--- Start ---
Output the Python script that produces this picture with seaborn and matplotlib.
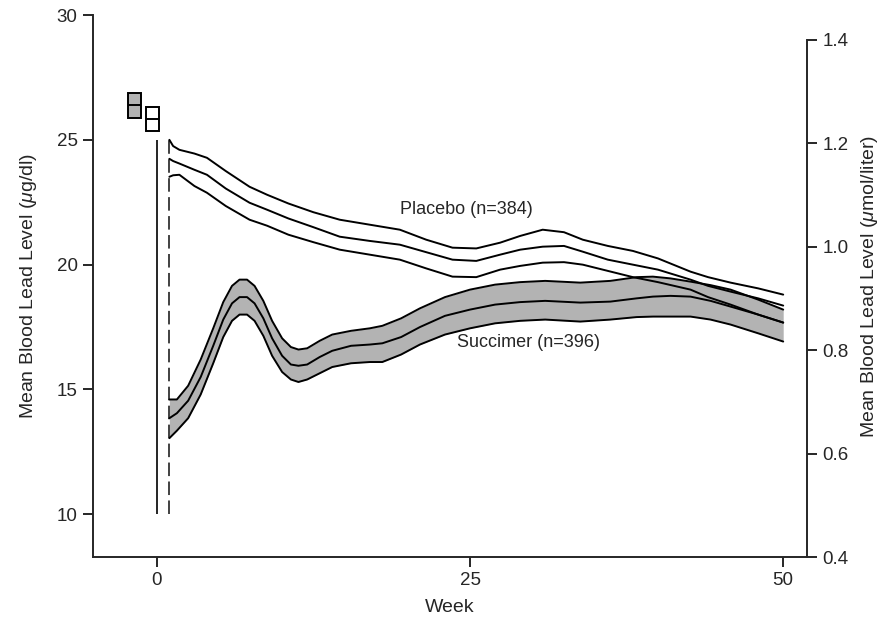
import numpy as np
import pandas as pd
import matplotlib
matplotlib.use("Agg")
import matplotlib.pyplot as plt
import seaborn as sns

# blood lead (ug/dl): upper / mean / lower lines of each band
weeks_placebo = [1, 1.3, 1.8, 3, 4, 5.5, 7.4, 8.8, 10.5, 12.5, 14.6, 17, 19.4, 21.5, 23.6,
                 25.5, 27.4, 29, 30.8, 32.5, 34, 36, 38, 40, 42.6, 44, 45.8, 48, 50]
placebo_upper = [25.0, 24.75, 24.6, 24.45, 24.28, 23.75, 23.12, 22.8, 22.45, 22.1, 21.8, 21.6,
                 21.4, 21.0, 20.68, 20.65, 20.88, 21.15, 21.4, 21.3, 21.0, 20.75, 20.55, 20.25,
                 19.72, 19.5, 19.28, 19.05, 18.8]
placebo_mean = [24.24, 24.15, 24.05, 23.8, 23.6, 23.05, 22.48, 22.2, 21.85, 21.5, 21.12, 20.95,
                20.8, 20.5, 20.2, 20.15, 20.4, 20.6, 20.72, 20.75, 20.52, 20.2, 20.0, 19.8,
                19.4, 19.15, 18.92, 18.65, 18.36]
placebo_lower = [23.52, 23.58, 23.6, 23.15, 22.88, 22.35, 21.8, 21.56, 21.2, 20.9, 20.6, 20.4,
                 20.2, 19.85, 19.52, 19.5, 19.8, 19.95, 20.08, 20.1, 20.0, 19.75, 19.5, 19.3,
                 19.0, 18.7, 18.4, 18.0, 17.68]

weeks_succimer = [1, 1.6, 2.5, 3.5, 4.5, 5.3, 6.0, 6.6, 7.2, 7.8, 8.5, 9.2, 10.0, 10.7, 11.3,
                  12.0, 13.0, 14.0, 15.5, 17.0, 18.0, 19.5, 21, 23, 25, 27, 29, 31, 33.8,
                  36.2, 38.3, 39.6, 41, 42.6, 44.2, 45.8, 48, 50]
succimer_upper = [14.6, 14.6, 15.15, 16.2, 17.45, 18.5, 19.15, 19.4, 19.4, 19.15, 18.55, 17.75,
                  17.05, 16.7, 16.6, 16.65, 16.95, 17.2, 17.35, 17.45, 17.55, 17.85, 18.25,
                  18.7, 19.0, 19.2, 19.3, 19.35, 19.28, 19.35, 19.5, 19.52, 19.45, 19.32,
                  19.18, 19.0, 18.6, 18.2]
succimer_mean = [13.85, 14.05, 14.55, 15.5, 16.75, 17.8, 18.45, 18.7, 18.7, 18.45, 17.85, 17.05,
                 16.35, 16.0, 15.95, 16.0, 16.3, 16.55, 16.75, 16.8, 16.85, 17.1, 17.5,
                 17.95, 18.2, 18.4, 18.5, 18.55, 18.48, 18.52, 18.65, 18.72, 18.75, 18.72,
                 18.55, 18.32, 18.0, 17.68]
succimer_lower = [13.05, 13.35, 13.85, 14.8, 16.05, 17.1, 17.75, 18.0, 18.0, 17.75, 17.15, 16.35,
                  15.7, 15.4, 15.3, 15.4, 15.65, 15.9, 16.05, 16.1, 16.1, 16.4, 16.8, 17.2,
                  17.45, 17.65, 17.75, 17.8, 17.72, 17.8, 17.9, 17.92, 17.92, 17.92, 17.8,
                  17.6, 17.25, 16.92]

# baseline boxes (succimer filled, placebo open)
baseline_weeks = [-1.8, -0.36]
baseline_mean = [26.4, 25.84]
baseline_upper = [26.87, 26.33]
baseline_lower = [25.89, 25.36]

# week 0 (solid) and week 1 (dashed) markers
marker_weeks = [0, 1]
marker_low, marker_high = 10, 25

UG_TO_UMOL = 0.04826

if __name__ == "__main__":
    sns.set_style("ticks")
    plt.rcParams["font.family"] = ["Liberation Sans", "DejaVu Sans"]
    plt.rcParams["mathtext.fontset"] = "custom"
    plt.rcParams["mathtext.it"] = "Liberation Sans:italic"
    plt.rcParams["mathtext.rm"] = "Liberation Sans"
    fontsize = 13.5
    gray = "#b3b3b3"
    lw = 1.4

    fig = plt.figure(figsize=(8.93, 6.25), dpi=100)
    ax = fig.add_axes([0.1041, 0.1088, 0.7996, 0.8672])

    ax.fill_between(weeks_succimer, succimer_lower, succimer_upper, color=gray, lw=0, zorder=1)
    for ys in (succimer_upper, succimer_mean, succimer_lower):
        sns.lineplot(x=weeks_succimer, y=ys, ax=ax, color="black", linewidth=lw,
                     estimator=None, sort=False, zorder=3, solid_joinstyle="round")
    for ys in (placebo_upper, placebo_mean, placebo_lower):
        sns.lineplot(x=weeks_placebo, y=ys, ax=ax, color="black", linewidth=lw,
                     estimator=None, sort=False, zorder=3, solid_joinstyle="round")

    ax.vlines(marker_weeks[0], marker_low, marker_high, color="black", lw=1.2)
    ax.vlines(marker_weeks[1], marker_low, marker_high, color="#333333", lw=1.3,
              linestyles=[(0, (7.5, 3))])

    box_w = 1.05
    ax.bar(baseline_weeks, np.subtract(baseline_upper, baseline_lower), bottom=baseline_lower,
           width=box_w, color=[gray, "white"], edgecolor="black", linewidth=lw, zorder=4)
    ax.hlines(baseline_mean, np.subtract(baseline_weeks, box_w / 2),
              np.add(baseline_weeks, box_w / 2), color="black", lw=lw, zorder=5)

    ax.text(19.4, 22.2, "Placebo (n=384)", fontsize=fontsize - 0.5, va="center", ha="left")
    ax.text(24.0, 16.9, "Succimer (n=396)", fontsize=fontsize - 0.5, va="center", ha="left")

    ax.set_xlim(-5.1, 51.9)
    ax.set_ylim(8.29, 30)
    ax.set_xticks([0, 25, 50])
    ax.set_yticks([10, 15, 20, 25, 30])
    ax.tick_params(direction="out", length=7, width=lw, labelsize=fontsize, pad=4)
    for s in ["top", "right"]:
        ax.spines[s].set_visible(False)
    for s in ["left", "bottom"]:
        ax.spines[s].set_linewidth(lw)
    ax.set_xlabel("Week", fontsize=fontsize + 0.5, labelpad=7)
    ax.set_ylabel(r"Mean Blood Lead Level ($\mu$g/dl)", fontsize=fontsize + 0.5)
    ax.yaxis.set_label_coords(-0.0756, 0.5)

    ax2 = ax.twinx()
    ax2.set_ylim(8.29 * UG_TO_UMOL, 30 * UG_TO_UMOL)
    ax2.set_yticks([0.4, 0.6, 0.8, 1.0, 1.2, 1.4])
    ax2.set_yticklabels(["%.1f" % t for t in [0.4, 0.6, 0.8, 1.0, 1.2, 1.4]])
    ax2.tick_params(direction="out", length=7, width=lw, labelsize=fontsize, pad=4)
    for s in ["top", "left", "bottom"]:
        ax2.spines[s].set_visible(False)
    ax2.spines["right"].set_linewidth(lw)
    ax2.spines["right"].set_bounds(0.4, 1.4)
    ax2.set_ylabel(r"Mean Blood Lead Level ($\mu$mol/liter)", fontsize=fontsize + 0.5,
                   rotation=90)
    ax2.yaxis.set_label_coords(1.0728, 0.5)

    fig.savefig("out.png", dpi=100)
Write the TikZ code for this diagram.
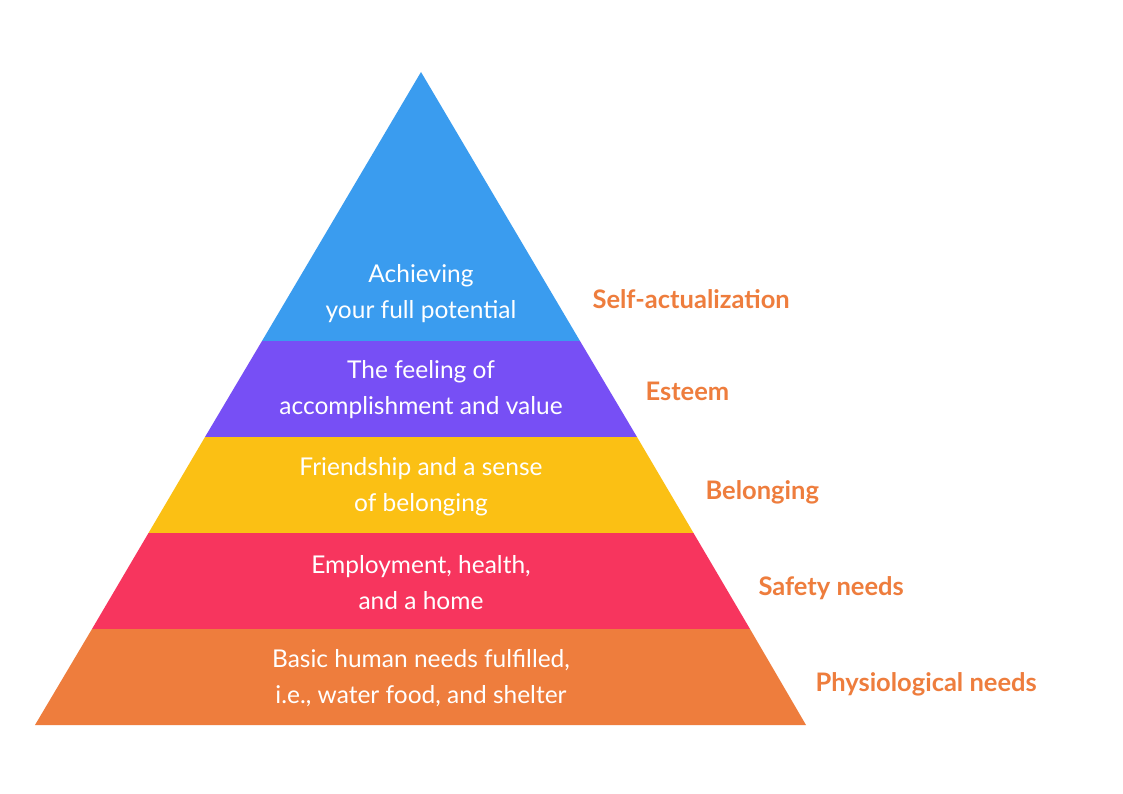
--- End ---
Return, unchanged, the lines from the first line of the material through the line that holds "import seaborn as sns", inclusive, omitting pictures.

Output the Python script that produces this picture with seaborn and matplotlib.
import numpy as np
import pandas as pd
import matplotlib
matplotlib.use("Agg")
import matplotlib.pyplot as plt
import seaborn as sns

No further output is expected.